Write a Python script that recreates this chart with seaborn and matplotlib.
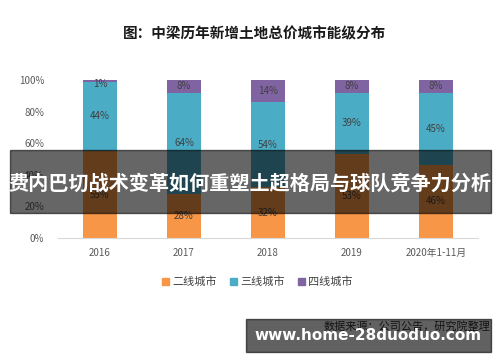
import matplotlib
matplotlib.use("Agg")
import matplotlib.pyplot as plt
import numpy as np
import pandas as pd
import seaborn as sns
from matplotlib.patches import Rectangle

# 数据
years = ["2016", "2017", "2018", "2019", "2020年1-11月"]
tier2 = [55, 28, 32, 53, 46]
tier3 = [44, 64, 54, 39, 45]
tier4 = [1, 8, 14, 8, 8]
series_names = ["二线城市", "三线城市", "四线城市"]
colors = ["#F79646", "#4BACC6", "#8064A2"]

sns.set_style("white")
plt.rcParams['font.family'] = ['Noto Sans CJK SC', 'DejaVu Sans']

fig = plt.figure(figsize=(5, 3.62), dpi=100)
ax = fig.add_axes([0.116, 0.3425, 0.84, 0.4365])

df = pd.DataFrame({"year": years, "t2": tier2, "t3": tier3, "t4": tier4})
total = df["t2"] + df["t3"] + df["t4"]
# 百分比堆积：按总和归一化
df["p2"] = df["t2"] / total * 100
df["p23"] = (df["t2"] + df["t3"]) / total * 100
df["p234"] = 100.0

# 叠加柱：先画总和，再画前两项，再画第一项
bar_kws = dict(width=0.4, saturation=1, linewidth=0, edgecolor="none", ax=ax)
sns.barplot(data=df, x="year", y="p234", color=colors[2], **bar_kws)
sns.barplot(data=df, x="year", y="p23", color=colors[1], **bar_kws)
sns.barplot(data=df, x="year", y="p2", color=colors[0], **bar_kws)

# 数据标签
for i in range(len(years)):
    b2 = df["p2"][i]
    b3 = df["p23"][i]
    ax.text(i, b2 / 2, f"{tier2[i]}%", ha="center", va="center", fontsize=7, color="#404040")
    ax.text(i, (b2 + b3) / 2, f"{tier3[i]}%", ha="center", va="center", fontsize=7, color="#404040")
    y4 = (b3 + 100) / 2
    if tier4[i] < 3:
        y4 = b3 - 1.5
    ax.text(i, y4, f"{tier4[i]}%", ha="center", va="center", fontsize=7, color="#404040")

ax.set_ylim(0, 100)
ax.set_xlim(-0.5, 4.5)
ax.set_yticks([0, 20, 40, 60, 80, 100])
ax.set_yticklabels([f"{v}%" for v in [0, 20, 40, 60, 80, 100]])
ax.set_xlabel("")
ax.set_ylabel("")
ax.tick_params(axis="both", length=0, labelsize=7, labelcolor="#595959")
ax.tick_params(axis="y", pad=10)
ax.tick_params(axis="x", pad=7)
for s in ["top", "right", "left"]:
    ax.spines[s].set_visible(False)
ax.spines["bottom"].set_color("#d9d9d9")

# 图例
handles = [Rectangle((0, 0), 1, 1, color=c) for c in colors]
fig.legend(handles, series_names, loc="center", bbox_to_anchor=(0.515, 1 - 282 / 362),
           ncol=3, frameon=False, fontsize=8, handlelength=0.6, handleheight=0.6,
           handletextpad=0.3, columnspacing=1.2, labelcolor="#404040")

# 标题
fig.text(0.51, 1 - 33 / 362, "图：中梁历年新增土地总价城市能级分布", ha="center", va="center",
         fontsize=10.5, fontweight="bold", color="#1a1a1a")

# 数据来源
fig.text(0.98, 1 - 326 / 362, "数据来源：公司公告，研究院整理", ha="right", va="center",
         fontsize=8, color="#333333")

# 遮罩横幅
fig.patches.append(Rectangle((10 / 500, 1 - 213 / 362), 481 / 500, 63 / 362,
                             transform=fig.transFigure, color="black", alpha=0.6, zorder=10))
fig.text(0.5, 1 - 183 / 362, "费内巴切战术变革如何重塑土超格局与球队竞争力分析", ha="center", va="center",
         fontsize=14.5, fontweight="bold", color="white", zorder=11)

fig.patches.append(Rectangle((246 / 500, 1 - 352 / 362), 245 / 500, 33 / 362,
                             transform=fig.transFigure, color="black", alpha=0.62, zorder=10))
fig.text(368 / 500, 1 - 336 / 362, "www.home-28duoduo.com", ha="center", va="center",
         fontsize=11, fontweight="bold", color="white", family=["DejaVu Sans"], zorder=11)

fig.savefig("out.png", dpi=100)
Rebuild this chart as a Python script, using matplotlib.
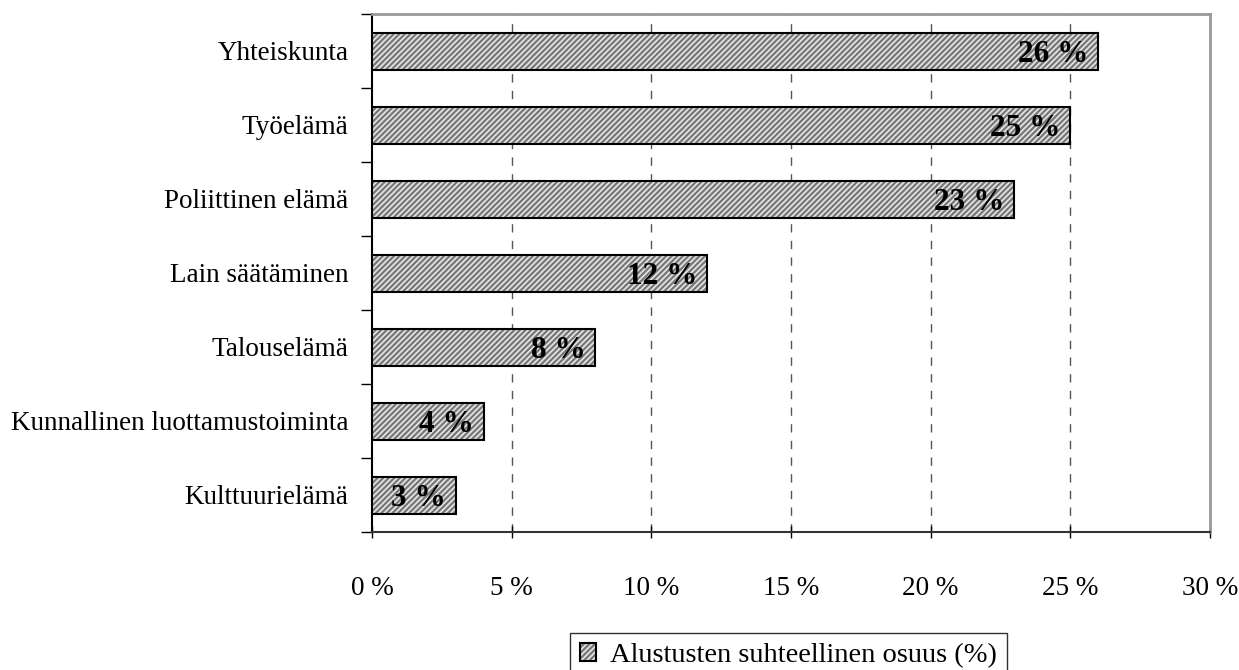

# # #

- **REQUIRED TASK**:
Every record gets retyped exactly; no picture goes into the copy.

- **IN RESPONSE**:
Write a Python script that recreates this chart with seaborn and matplotlib.
import matplotlib
matplotlib.use("Agg")
import matplotlib.pyplot as plt
import numpy as np
import pandas as pd
import seaborn as sns
from matplotlib.patches import Rectangle

# 数据
years = ["2016", "2017", "2018", "2019", "2020年1-11月"]
tier2 = [55, 28, 32, 53, 46]
tier3 = [44, 64, 54, 39, 45]
tier4 = [1, 8, 14, 8, 8]
series_names = ["二线城市", "三线城市", "四线城市"]
colors = ["#F79646", "#4BACC6", "#8064A2"]

sns.set_style("white")
plt.rcParams['font.family'] = ['Noto Sans CJK SC', 'DejaVu Sans']

fig = plt.figure(figsize=(5, 3.62), dpi=100)
ax = fig.add_axes([0.116, 0.3425, 0.84, 0.4365])

df = pd.DataFrame({"year": years, "t2": tier2, "t3": tier3, "t4": tier4})
total = df["t2"] + df["t3"] + df["t4"]
# 百分比堆积：按总和归一化
df["p2"] = df["t2"] / total * 100
df["p23"] = (df["t2"] + df["t3"]) / total * 100
df["p234"] = 100.0

# 叠加柱：先画总和，再画前两项，再画第一项
bar_kws = dict(width=0.4, saturation=1, linewidth=0, edgecolor="none", ax=ax)
sns.barplot(data=df, x="year", y="p234", color=colors[2], **bar_kws)
sns.barplot(data=df, x="year", y="p23", color=colors[1], **bar_kws)
sns.barplot(data=df, x="year", y="p2", color=colors[0], **bar_kws)

# 数据标签
for i in range(len(years)):
    b2 = df["p2"][i]
    b3 = df["p23"][i]
    ax.text(i, b2 / 2, f"{tier2[i]}%", ha="center", va="center", fontsize=7, color="#404040")
    ax.text(i, (b2 + b3) / 2, f"{tier3[i]}%", ha="center", va="center", fontsize=7, color="#404040")
    y4 = (b3 + 100) / 2
    if tier4[i] < 3:
        y4 = b3 - 1.5
    ax.text(i, y4, f"{tier4[i]}%", ha="center", va="center", fontsize=7, color="#404040")

ax.set_ylim(0, 100)
ax.set_xlim(-0.5, 4.5)
ax.set_yticks([0, 20, 40, 60, 80, 100])
ax.set_yticklabels([f"{v}%" for v in [0, 20, 40, 60, 80, 100]])
ax.set_xlabel("")
ax.set_ylabel("")
ax.tick_params(axis="both", length=0, labelsize=7, labelcolor="#595959")
ax.tick_params(axis="y", pad=10)
ax.tick_params(axis="x", pad=7)
for s in ["top", "right", "left"]:
    ax.spines[s].set_visible(False)
ax.spines["bottom"].set_color("#d9d9d9")

# 图例
handles = [Rectangle((0, 0), 1, 1, color=c) for c in colors]
fig.legend(handles, series_names, loc="center", bbox_to_anchor=(0.515, 1 - 282 / 362),
           ncol=3, frameon=False, fontsize=8, handlelength=0.6, handleheight=0.6,
           handletextpad=0.3, columnspacing=1.2, labelcolor="#404040")

# 标题
fig.text(0.51, 1 - 33 / 362, "图：中梁历年新增土地总价城市能级分布", ha="center", va="center",
         fontsize=10.5, fontweight="bold", color="#1a1a1a")

# 数据来源
fig.text(0.98, 1 - 326 / 362, "数据来源：公司公告，研究院整理", ha="right", va="center",
         fontsize=8, color="#333333")

# 遮罩横幅
fig.patches.append(Rectangle((10 / 500, 1 - 213 / 362), 481 / 500, 63 / 362,
                             transform=fig.transFigure, color="black", alpha=0.6, zorder=10))
fig.text(0.5, 1 - 183 / 362, "费内巴切战术变革如何重塑土超格局与球队竞争力分析", ha="center", va="center",
         fontsize=14.5, fontweight="bold", color="white", zorder=11)

fig.patches.append(Rectangle((246 / 500, 1 - 352 / 362), 245 / 500, 33 / 362,
                             transform=fig.transFigure, color="black", alpha=0.62, zorder=10))
fig.text(368 / 500, 1 - 336 / 362, "www.home-28duoduo.com", ha="center", va="center",
         fontsize=11, fontweight="bold", color="white", family=["DejaVu Sans"], zorder=11)

fig.savefig("out.png", dpi=100)
Rebuild this chart as a Python script, using matplotlib.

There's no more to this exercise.